>> begin Dataset content

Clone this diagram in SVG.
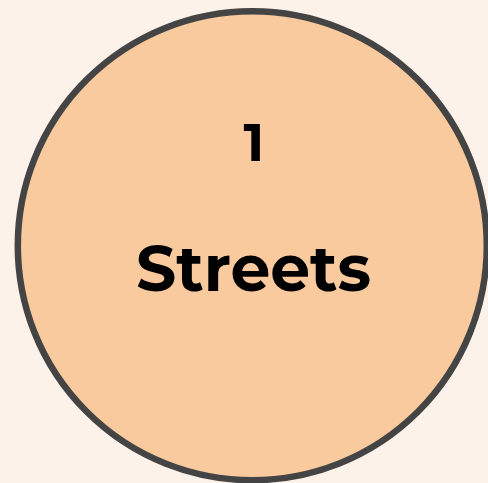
<svg xmlns="http://www.w3.org/2000/svg" width="488" height="483" viewBox="0 0 488 483">
<style>
.t{font-family:"Montserrat","Inter","Liberation Sans",sans-serif;font-weight:700;fill:#000;text-anchor:middle}
</style>
<rect width="488" height="483" fill="#fdf2e9"/>
<g id="node1">
<circle cx="252.3" cy="245.7" r="234.5" fill="#f8ca9d" stroke="#444444" stroke-width="6.5"/>
<text class="t" x="254" y="161" font-size="53">1</text>
<text class="t" x="253.5" y="291" font-size="64" textLength="235" lengthAdjust="spacingAndGlyphs">Streets</text>
</g>
</svg>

>> end Dataset content

Objective: Print the complete listing exactly, apart from any pictures.

Worked answer:
Clone this diagram in SVG.
<svg xmlns="http://www.w3.org/2000/svg" width="488" height="483" viewBox="0 0 488 483">
<style>
.t{font-family:"Montserrat","Inter","Liberation Sans",sans-serif;font-weight:700;fill:#000;text-anchor:middle}
</style>
<rect width="488" height="483" fill="#fdf2e9"/>
<g id="node1">
<circle cx="252.3" cy="245.7" r="234.5" fill="#f8ca9d" stroke="#444444" stroke-width="6.5"/>
<text class="t" x="254" y="161" font-size="53">1</text>
<text class="t" x="253.5" y="291" font-size="64" textLength="235" lengthAdjust="spacingAndGlyphs">Streets</text>
</g>
</svg>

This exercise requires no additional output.